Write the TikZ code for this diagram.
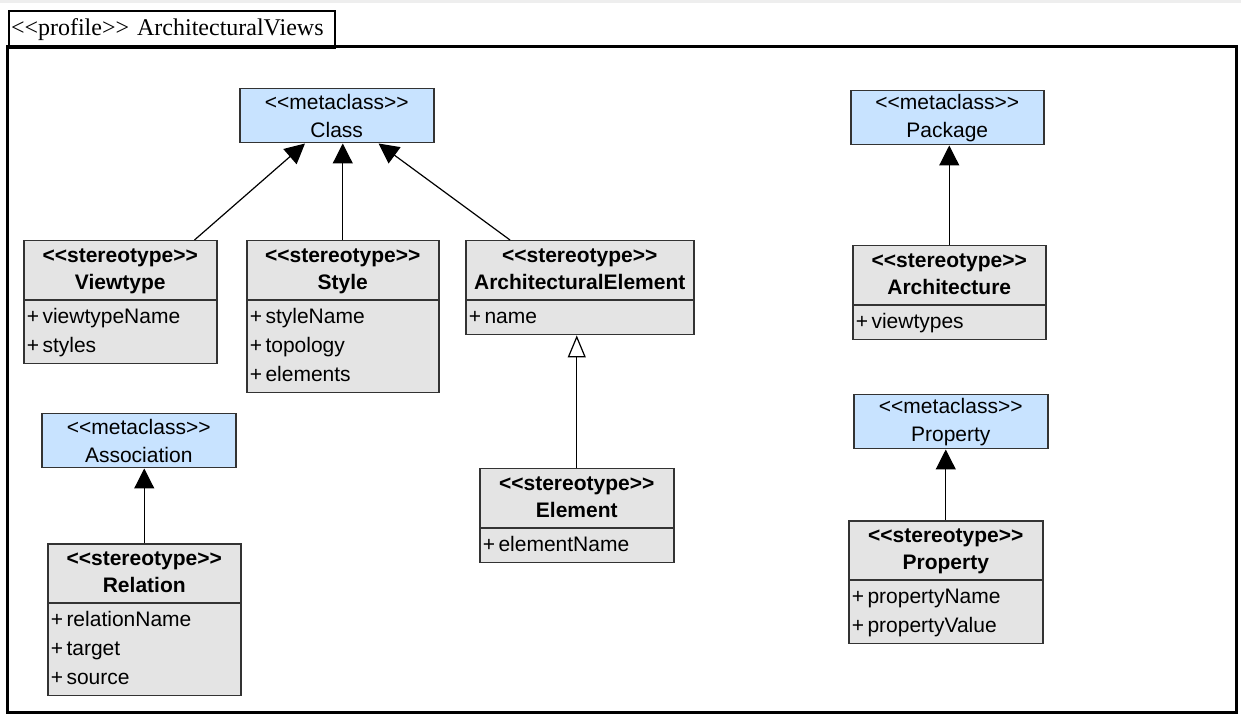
\documentclass[tikz,border=0pt]{standalone}
\usepackage{fontspec}
\setmainfont{Liberation Sans}
\newfontfamily\titlefont{Liberation Serif}
\usepackage{tikz}
\usetikzlibrary{shapes.multipart,arrows.meta,calc}
\definecolor{metablue}{HTML}{C8E3FF}
\definecolor{stgray}{HTML}{E4E4E4}
\definecolor{edge}{HTML}{333333}
\definecolor{band}{HTML}{EEEEEE}
\newcommand{\stereo}[1]{<\kern0pt<#1>\kern0pt>}
\newcommand{\sthead}[1]{{\renewcommand{\arraystretch}{0.93}%
  \begin{tabular}{@{}c@{}}\bfseries\stereo{stereotype}\\ \bfseries #1\end{tabular}}}
\newcommand{\stattr}[1]{\begin{tabular}{@{}l@{}}#1\end{tabular}}

\begin{document}
\begin{tikzpicture}[x=0.5pt, y=-0.5pt,
  meta/.style={draw=edge, line width=0.75pt, fill=metablue, minimum width=97pt,
               minimum height=27pt, align=center, anchor=north west, inner sep=0pt,
               font=\fontsize{10.5}{14}\selectfont},
  stype/.style={rectangle split, rectangle split parts=2, draw=edge, line width=0.75pt,
                fill=stgray, rectangle split part align={center,left}, anchor=north west,
                inner xsep=1.5pt, inner ysep=1pt, font=\fontsize{10.5}{14.5}\selectfont},
  gen/.style={-{Triangle[length=10pt,width=10pt]}, draw=black, line width=0.6pt},
  realize/.style={-{Triangle[open,length=11pt,width=9pt,fill=white]}, draw=black, line width=0.6pt}]
\useasboundingbox (0,0) rectangle (1241,715);
\fill[band] (0,0) rectangle (1241,3);
% profile tab and frame
\node[draw, line width=1pt, anchor=north west, minimum height=18.5pt, text width=161pt,
      align=left, inner xsep=1pt, inner ysep=0pt, font=\titlefont\fontsize{12}{14}\selectfont]
  (tab) at (8,10) {\stereo{profile} ArchitecturalViews};
\draw[line width=1.5pt] (7,47) rectangle (1236,712);
% metaclasses
\node[meta] (cls) at (239,88) {\stereo{metaclass}\\Class};
\node[meta, minimum width=96.5pt] (pkg) at (850,90) {\stereo{metaclass}\\Package};
\node[meta] (asc) at (41,413) {\stereo{metaclass}\\Association};
\node[meta] (prm) at (853,394) {\stereo{metaclass}\\Property};
% stereotypes
\node[stype, minimum width=96.5pt] (vt) at (23,240)
  {\sthead{Viewtype}\nodepart{second}\stattr{+\,viewtypeName\\+\,styles}};
\node[stype, minimum width=96pt] (sty) at (246,240)
  {\sthead{Style}\nodepart{second}\stattr{+\,styleName\\+\,topology\\+\,elements}};
\node[stype, minimum width=114pt] (ae) at (465,240)
  {\sthead{ArchitecturalElement}\nodepart{second}\stattr{+\,name}};
\node[stype, minimum width=97pt] (el) at (479,468)
  {\sthead{Element}\nodepart{second}\stattr{+\,elementName}};
\node[stype, minimum width=96.5pt] (arc) at (852,245)
  {\sthead{Architecture}\nodepart{second}\stattr{+\,viewtypes}};
\node[stype, minimum width=96.5pt] (rel) at (47,543)
  {\sthead{Relation}\nodepart{second}\stattr{+\,relationName\\+\,target\\+\,source}};
\node[stype, minimum width=97pt] (prp) at (848,520)
  {\sthead{Property}\nodepart{second}\stattr{+\,propertyName\\+\,propertyValue}};
% extensions
\draw[gen] ($(vt.north east)+(-23,0)$) -- ($(cls.south west)+(66,0)$);
\draw[gen] (sty.north) -- (sty.north |- cls.south);
\draw[gen] ($(ae.north west)+(45,0)$) -- ($(cls.south east)+(-56,0)$);
\draw[realize] (el.north) -- (el.north |- ae.south);
\draw[gen] (arc.north) -- (arc.north |- pkg.south);
\draw[gen] (rel.north) -- (rel.north |- asc.south);
\draw[gen] (prp.north) -- (prp.north |- prm.south);
\end{tikzpicture}
\end{document}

• • •

**Exercise objective**
Reproduce the whole listing above word for word, but not its pictures.

**Exercise response**
Write the TikZ code for this diagram.
\documentclass[tikz,border=0pt]{standalone}
\usepackage{fontspec}
\setmainfont{Liberation Sans}
\newfontfamily\titlefont{Liberation Serif}
\usepackage{tikz}
\usetikzlibrary{shapes.multipart,arrows.meta,calc}
\definecolor{metablue}{HTML}{C8E3FF}
\definecolor{stgray}{HTML}{E4E4E4}
\definecolor{edge}{HTML}{333333}
\definecolor{band}{HTML}{EEEEEE}
\newcommand{\stereo}[1]{<\kern0pt<#1>\kern0pt>}
\newcommand{\sthead}[1]{{\renewcommand{\arraystretch}{0.93}%
  \begin{tabular}{@{}c@{}}\bfseries\stereo{stereotype}\\ \bfseries #1\end{tabular}}}
\newcommand{\stattr}[1]{\begin{tabular}{@{}l@{}}#1\end{tabular}}

\begin{document}
\begin{tikzpicture}[x=0.5pt, y=-0.5pt,
  meta/.style={draw=edge, line width=0.75pt, fill=metablue, minimum width=97pt,
               minimum height=27pt, align=center, anchor=north west, inner sep=0pt,
               font=\fontsize{10.5}{14}\selectfont},
  stype/.style={rectangle split, rectangle split parts=2, draw=edge, line width=0.75pt,
                fill=stgray, rectangle split part align={center,left}, anchor=north west,
                inner xsep=1.5pt, inner ysep=1pt, font=\fontsize{10.5}{14.5}\selectfont},
  gen/.style={-{Triangle[length=10pt,width=10pt]}, draw=black, line width=0.6pt},
  realize/.style={-{Triangle[open,length=11pt,width=9pt,fill=white]}, draw=black, line width=0.6pt}]
\useasboundingbox (0,0) rectangle (1241,715);
\fill[band] (0,0) rectangle (1241,3);
% profile tab and frame
\node[draw, line width=1pt, anchor=north west, minimum height=18.5pt, text width=161pt,
      align=left, inner xsep=1pt, inner ysep=0pt, font=\titlefont\fontsize{12}{14}\selectfont]
  (tab) at (8,10) {\stereo{profile} ArchitecturalViews};
\draw[line width=1.5pt] (7,47) rectangle (1236,712);
% metaclasses
\node[meta] (cls) at (239,88) {\stereo{metaclass}\\Class};
\node[meta, minimum width=96.5pt] (pkg) at (850,90) {\stereo{metaclass}\\Package};
\node[meta] (asc) at (41,413) {\stereo{metaclass}\\Association};
\node[meta] (prm) at (853,394) {\stereo{metaclass}\\Property};
% stereotypes
\node[stype, minimum width=96.5pt] (vt) at (23,240)
  {\sthead{Viewtype}\nodepart{second}\stattr{+\,viewtypeName\\+\,styles}};
\node[stype, minimum width=96pt] (sty) at (246,240)
  {\sthead{Style}\nodepart{second}\stattr{+\,styleName\\+\,topology\\+\,elements}};
\node[stype, minimum width=114pt] (ae) at (465,240)
  {\sthead{ArchitecturalElement}\nodepart{second}\stattr{+\,name}};
\node[stype, minimum width=97pt] (el) at (479,468)
  {\sthead{Element}\nodepart{second}\stattr{+\,elementName}};
\node[stype, minimum width=96.5pt] (arc) at (852,245)
  {\sthead{Architecture}\nodepart{second}\stattr{+\,viewtypes}};
\node[stype, minimum width=96.5pt] (rel) at (47,543)
  {\sthead{Relation}\nodepart{second}\stattr{+\,relationName\\+\,target\\+\,source}};
\node[stype, minimum width=97pt] (prp) at (848,520)
  {\sthead{Property}\nodepart{second}\stattr{+\,propertyName\\+\,propertyValue}};
% extensions
\draw[gen] ($(vt.north east)+(-23,0)$) -- ($(cls.south west)+(66,0)$);
\draw[gen] (sty.north) -- (sty.north |- cls.south);
\draw[gen] ($(ae.north west)+(45,0)$) -- ($(cls.south east)+(-56,0)$);
\draw[realize] (el.north) -- (el.north |- ae.south);
\draw[gen] (arc.north) -- (arc.north |- pkg.south);
\draw[gen] (rel.north) -- (rel.north |- asc.south);
\draw[gen] (prp.north) -- (prp.north |- prm.south);
\end{tikzpicture}
\end{document}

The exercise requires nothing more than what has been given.